Sementara itu Suhardiman, tokoh masyarakat Tanjung Tanah yang juga merupakan mantan anggota KPU Kerinci mengatakan bahwa sudah barang tentu ada ketentuan yang jelas penamaan sebagai Kitab Undang-Undang Tanjung Tanah (KUUTT) Naskah Melayu Tertua di dunia oleh Prof, Ulil Kuzok.

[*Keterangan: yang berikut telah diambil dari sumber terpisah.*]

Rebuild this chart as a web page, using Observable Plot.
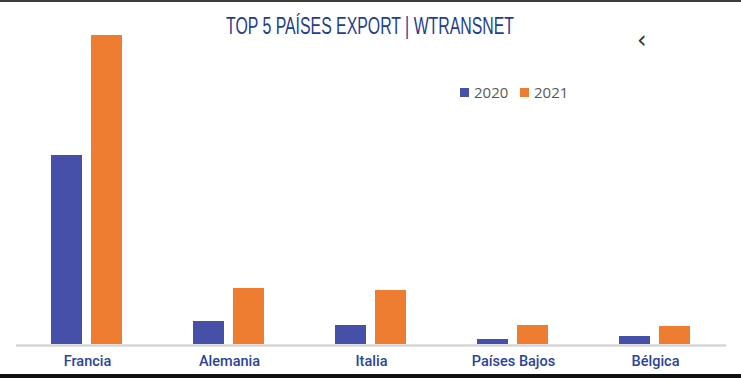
<!DOCTYPE html>
<html>
<head>
<meta charset="utf-8">
<script src="https://cdn.jsdelivr.net/npm/d3@7"></script>
<script src="https://cdn.jsdelivr.net/npm/@observablehq/plot@0.6"></script>
<style>
  html, body { margin: 0; padding: 0; background: #fff; }
  #frame { position: relative; width: 741px; height: 378px; overflow: hidden; background: #fff; }
  #topline { height: 2px; background: #3c3c3c; }
  #title { height: 30px; position: relative; }
  #title span { position: absolute; top: 13px; left: 370px; white-space: nowrap; font-family: "Liberation Sans Narrow", "Liberation Sans", sans-serif; font-size: 23px; line-height: 23px; color: #1f3d92; transform-origin: 0 0; }
  #chart svg { display: block; background: transparent; }
  #bottomline { height: 4px; background: #111; }
  .leg { position: absolute; font-family: "Open Sans", sans-serif; font-size: 15px; color: #595959; line-height: 15px; }
  .sw { position: absolute; width: 9px; height: 9px; }
  #chev { position: absolute; left: 637px; top: 28px; font-family: "DejaVu Sans", sans-serif; font-size: 24px; line-height: 24px; color: #333; }
</style>
</head>
<body>
<div id="frame">
  <div id="topline"></div>
  <div id="title"><span id="titletext"></span></div>
  <div id="chart"></div>
  <div id="bottomline"></div>
  <div id="legend"></div>
  <div id="chev">‹</div>
</div>
<script>
const titleText = "TOP 5 PAÍSES EXPORT | WTRANSNET";
const countries = ["Francia", "Alemania", "Italia", "Países Bajos", "Bélgica"];
const years = ["2020", "2021"];
const values2020 = [189, 23, 19, 5, 8];
const values2021 = [309, 56, 54, 19, 18];
const colors = ["#4750a8", "#ee7d31"];

// title
const t = document.getElementById("titletext");
t.textContent = titleText;
const w = t.getBoundingClientRect().width;
const targetW = 288;
t.style.transform = `translateX(${-targetW / 2}px) scaleX(${targetW / w})`;

const data = countries.flatMap((c, i) => [
  {country: c, year: years[0], value: values2020[i]},
  {country: c, year: years[1], value: values2021[i]}
]);

const chart = Plot.plot({
  width: 741,
  height: 342,
  marginLeft: 14,
  marginRight: 14,
  marginTop: 3,
  marginBottom: 30,
  style: {background: "transparent", fontFamily: "Roboto, sans-serif"},
  fx: {domain: countries, padding: 0, label: null},
  x: {domain: years, paddingInner: 0.22, paddingOuter: 0.85, axis: null},
  y: {domain: [0, 309], axis: null},
  color: {domain: years, range: colors},
  marks: [
    Plot.ruleY([0], {stroke: "#d6d6d6", strokeWidth: 2.5, dy: 1}),
    Plot.barY(data, {fx: "country", x: "year", y: "value", fill: "year"}),
    Plot.axisFx({anchor: "bottom", tickSize: 0, tickPadding: 11, label: null, fill: "#2b43a0", fontSize: 14.5, fontWeight: 500})
  ]
});
document.getElementById("chart").appendChild(chart);

// legend
const legend = document.getElementById("legend");
const legX = [460, 520];
years.forEach((y, i) => {
  const sw = document.createElement("div");
  sw.className = "sw";
  sw.style.left = legX[i] + "px";
  sw.style.top = "88px";
  sw.style.background = colors[i];
  legend.appendChild(sw);
  const tx = document.createElement("div");
  tx.className = "leg";
  tx.style.left = (legX[i] + 14) + "px";
  tx.style.top = "85px";
  tx.textContent = y;
  legend.appendChild(tx);
});
</script>
</body>
</html>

Disebabkan naskah ini satu-satunya dan tiada duanya di dunia hanya dapat dijumpai atau terdapat di kampung Tua Desa Tanjung Tanah Kecamatan Danau Kerinci.
"Kampung ini yang dulunya tergabung dalam Mandapo Tanah Saliman, naskah kuno ini satu satunya naskah yang ditulis menggunakan dua aksara yakni aksara Pasca Pallawa (Melayu Kuno) dan Aksara Incao (Aksara Asli Kerinci) Pusaka kuno ini merupakan pusaka leluhur Luhah / Kalbu Depati Talam yang dikeramatkan oleh masyarakat Tigo Luhah Tanjung Tanah," bebernya.
Naskah Kuno ini pada mulanya dipotret oleh seorang belanda di atas Jembatan pada saat Kenduri Sko di Dusun Tanjung Tanah di tahun 1941 yang bernama Petrus Voorhoeve pada saat itu menjabat sebagai taalambtenar (pegawai bahasa di zaman kolonial) untuk wilayah Sumatra, Voorhoeve menyebutkan sebuah naskah daluang dari Tanjung Tanah di mandapo Tanah Saliman (terletak sekitar 13 kilometer dari Kota, Sungai Penuh), yang pernah dilihatnya pada tanggal 9 April 1941.
"Pada saat itu beliau sempat mengambil foto naskah tersebut namun mutu gambar kurang memuaskan“Keadaan di Tanjung Tanah, di atas jembatan beratap dikelilingi kerumunan orang enak dipandang, tetapi kurang sesuai untuk mengambil foto” (ibid, hal. 384)," ungkapnya.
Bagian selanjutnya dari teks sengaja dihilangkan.